### DIRECTIONS
Return, without pictures, the lines from the start of the data through the one that contains "plt.rcParams['lines.scale_dashes'] = False".

### COLLECTED MATERIAL
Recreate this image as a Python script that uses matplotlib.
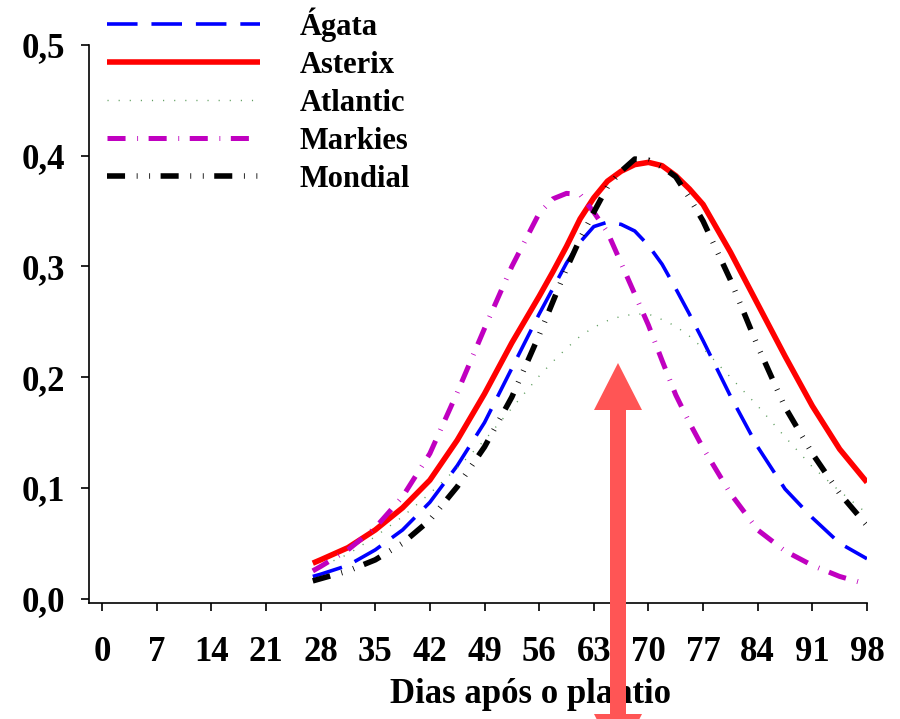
import matplotlib
matplotlib.use("Agg")
import matplotlib.pyplot as plt
from matplotlib.patches import FancyArrow

plt.rcParams['font.family'] = ['Liberation Serif', 'DejaVu Serif']
plt.rcParams['font.weight'] = 'bold'
plt.rcParams['lines.scale_dashes'] = False

# days after planting
dias = [27, 28, 31.5, 35, 38.5, 42, 45.5, 49, 52.5, 56, 57.75, 59.5, 61.25, 63, 64.75,
        66.5, 68.25, 70, 71.75, 73.5, 75.25, 77, 80.5, 84, 87.5, 91, 94.5, 98]

agata = [0.020, 0.022, 0.030, 0.044, 0.062, 0.087, 0.120, 0.159, 0.208, 0.257, 0.280,
         0.303, 0.322, 0.336, 0.340, 0.338, 0.332, 0.319, 0.302, 0.280, 0.257, 0.233,
         0.183, 0.137, 0.099, 0.073, 0.050, 0.036]
asterix = [0.032, 0.035, 0.046, 0.062, 0.082, 0.107, 0.143, 0.185, 0.231, 0.273, 0.295,
           0.318, 0.343, 0.362, 0.377, 0.386, 0.392, 0.394, 0.391, 0.382, 0.370, 0.356,
           0.313, 0.266, 0.219, 0.174, 0.135, 0.105]
atlantic = [0.027, 0.029, 0.040, 0.056, 0.074, 0.095, 0.118, 0.143, 0.172, 0.201, 0.214,
            0.226, 0.237, 0.245, 0.251, 0.255, 0.257, 0.257, 0.252, 0.246, 0.237, 0.226,
            0.200, 0.174, 0.146, 0.119, 0.097, 0.077]
markies = [0.025, 0.029, 0.044, 0.064, 0.092, 0.131, 0.186, 0.244, 0.300, 0.348, 0.361,
           0.366, 0.365, 0.349, 0.331, 0.303, 0.275, 0.247, 0.215, 0.184, 0.159, 0.136,
           0.095, 0.062, 0.043, 0.030, 0.020, 0.013]
mondial = [0.016, 0.018, 0.025, 0.035, 0.050, 0.071, 0.101, 0.137, 0.182, 0.238, 0.268,
           0.298, 0.325, 0.349, 0.372, 0.386, 0.397, 0.396, 0.390, 0.381, 0.362, 0.341,
           0.288, 0.228, 0.173, 0.131, 0.095, 0.066]

xticks = list(range(0, 99, 7))
yticks = [0.0, 0.1, 0.2, 0.3, 0.4, 0.5]
ylabels = ['0,0', '0,1', '0,2', '0,3', '0,4', '0,5']

fig = plt.figure(figsize=(9, 7.19), dpi=100)
ax = fig.add_axes([0.0989, 0.1613, 0.8644, 0.7761])

l1, = ax.plot(dias, agata, color='#0000ff', lw=2.6, ls=(0, (22, 10)), label='Ágata')
l2, = ax.plot(dias, asterix, color='#ff0000', lw=4, label='Asterix')
l3, = ax.plot(dias, atlantic, color='#5f9e5f', lw=1, ls=(0, (0.8, 7.2)), label='Atlantic')
l4, = ax.plot(dias, markies, color='#c000c0', lw=3.6, ls=(0, (13, 8.4, 0.6, 7.6)),
              label='Markies')
l5, = ax.plot(dias, mondial, color='black', lw=4, ls=(0, (13, 8.4, 0.6, 8.4, 0.6, 7.6)),
              label='Mondial')
for ln in (l1, l2, l3, l4, l5):
    ln.set_dash_capstyle('butt')
    ln.set_solid_capstyle('butt')
    ln.set_solid_joinstyle('round')
    ln.set_dash_joinstyle('round')

ax.set_xlim(-1.67, 98)
ax.set_ylim(-0.004, 0.5)
ax.set_xticks(xticks)
ax.set_yticks(yticks)
ax.set_yticklabels(ylabels)
ax.spines['top'].set_visible(False)
ax.spines['right'].set_visible(False)
for s in ('left', 'bottom'):
    ax.spines[s].set_linewidth(1.2)
ax.tick_params(axis='both', direction='out', length=6, width=1.2, labelsize=25)
ax.tick_params(axis='x', pad=18)
ax.tick_params(axis='y', pad=11)

ax.set_xlabel('Dias após o plantio', fontsize=25, fontweight='bold')
ax.xaxis.set_label_coords(0.567, -0.135)

ax.legend(loc='upper left', bbox_to_anchor=(107 / 900, 1 - 7 / 719),
          bbox_transform=fig.transFigure, frameon=False, fontsize=22,
          handlelength=5.0, handletextpad=1.3, labelspacing=0.3,
          borderpad=0, borderaxespad=0)

# red double arrow (in inches)
cx = 6.18
kw = dict(width=0.16, head_width=0.48, head_length=0.47, length_includes_head=True,
          color='#ff5555', transform=fig.dpi_scale_trans, clip_on=False, zorder=10, lw=0)
fig.patches.append(FancyArrow(cx, 1.6, 0, 3.56 - 1.6, **kw))
fig.patches.append(FancyArrow(cx, 1.6, 0, -0.42 - 1.6, **kw))

fig.savefig('out.png', dpi=100)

### EXERCISE ANSWER
Recreate this image as a Python script that uses matplotlib.
import matplotlib
matplotlib.use("Agg")
import matplotlib.pyplot as plt
from matplotlib.patches import FancyArrow

plt.rcParams['font.family'] = ['Liberation Serif', 'DejaVu Serif']
plt.rcParams['font.weight'] = 'bold'
plt.rcParams['lines.scale_dashes'] = False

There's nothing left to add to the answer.